By James Poulos.
The NFL’s ungainly effort to determine the fate of three potential Los Angeles teams will drag on into 2016. A mid-January meeting in Houston will give owners their next opportunity to opt for or against the competing relocation plans, which would shift the St. Louis Rams to Inglewood in the first instance and the San Diego Chargers and Oakland Raiders to a shared Carson stadium in the second.
The slow-motion scramble for L.A. has arisen because each of the three teams wants newer and better stadium facilities, which would increase team revenues. “According to Forbes 2015 NFL franchise valuations, the median team revenue is $322 million. However, the Chargers ($304 M), Rams ($290 M) and Raiders ($285 M) rank among the league’s bottom third, with the Rams and Raiders among the worst three revenue-earners in the league,” as Patrick Rishe observed at Forbes.
St. Louis reaches
So far, neither plan has mustered adequate support, reported the Los Angeles Times, which added that the city of St. Louis has banked on a counterproposal that depends on a loan package far in excess of what the NFL has been historically willing to provide. “The plan is predicated on the league providing a $300 million loan — $100 million more than has been approved by owners,” according to the Times. “In a recent letter to the task force, NFL Commissioner Roger Goodell said the premise that $300 million will be available is ‘fundamentally inconsistent’ with the league’s program of stadium financing.”
According to Rishe, Rams owner Stan Kroenke has “indicated to the NFL’s relocation committee that he would be willing to take on an equity partner — a reluctant move made when Kroenke concluded he wouldn’t get the necessary 24 votes of support without it.
Acrimony in San Diego
Wednesday marked the league deadline for the three teams’ current cities to submit proposals that would keep them local. San Diego’s offer, in excess of $1 billion, “outlined a previously released plan that calls for the city and county to contribute $350 million toward a new stadium, contingent on a public vote next year,” the Times reported separately. But the team itself reiterated their opposition to the deal. “The Chargers don’t believe voters will approve the plan based on polling the team conducted in August,” noted the Times. “They also believe an environmental-impact report for the potential stadium was rushed and leaves the concept vulnerable to litigation.”

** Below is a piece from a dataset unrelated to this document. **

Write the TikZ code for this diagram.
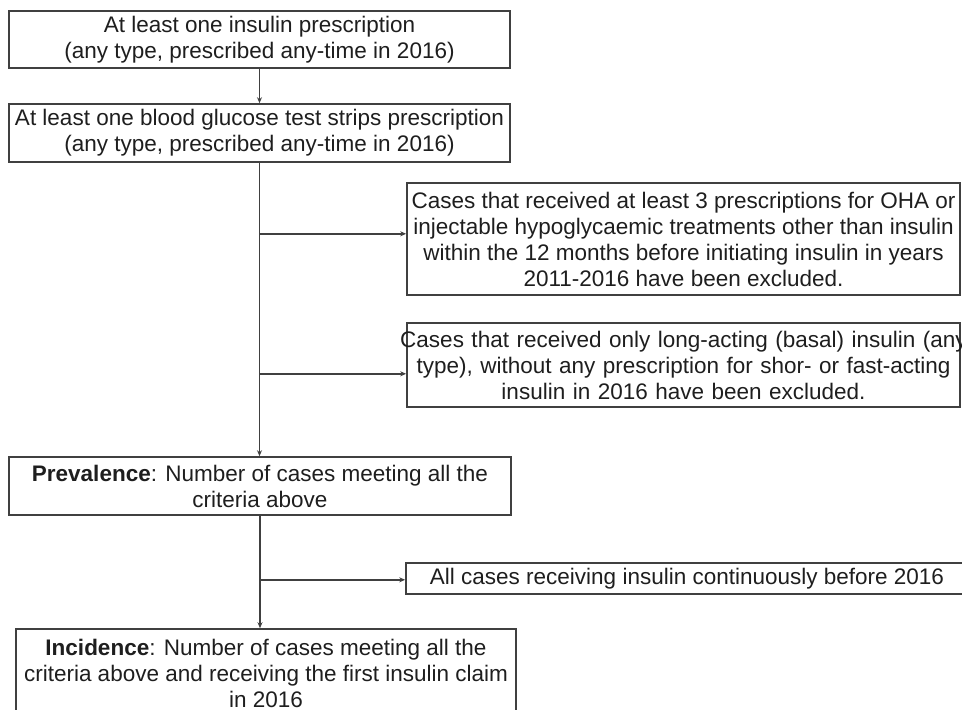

That calculus was partly reinforced by remarks from League Commissioner Roger Goodell. As ABC News reported, Goodell “said earlier this month that the league wants certainty in proposals from San Diego, Oakland and St. Louis, which means no time for letting cities have voters decide the fate of stadium projects.”
Cash strapped Oakland
The huge sums flying back and forth in San Diego and St. Louis discussions have dwarfed what’s on the table for the Raiders, although the stakes for the NFL — and local fans — remained just as high. In contrast to the two cities’ schemes, “Oakland Mayor Libby Schaaf has no such lavish plan to keep the Raiders in town,” the San Francisco Chronicle reported, “but says she hasn’t given up trying to persuade the team to stay. Schaaf says Oakland needs more time to iron out a deal with the Raiders, negotiations that are made complicated by the Oakland A’s 10-year lease on the Coliseum.”
Although Schaaf’s Tuesday letter to the league offered “no plan for replacing the crumbling, 50-year-old Coliseum,” the Chronicle added, it promised “a new stadium through a lease agreement with the Raiders or from property tax revenue generated by future development around the site.” Ironically, cash-poor Oakland may prevail in its bid to keep the Raiders because the team is on a budget as well. “If the St. Louis Rams and the San Diego Chargers stay put, then Raiders owner Mark Davis could lose his chance to move to a $1.7 billion stadium in the Los Angeles suburb of Carson,” the Chronicle added. “He has planned to share the space and the financing with the Chargers.”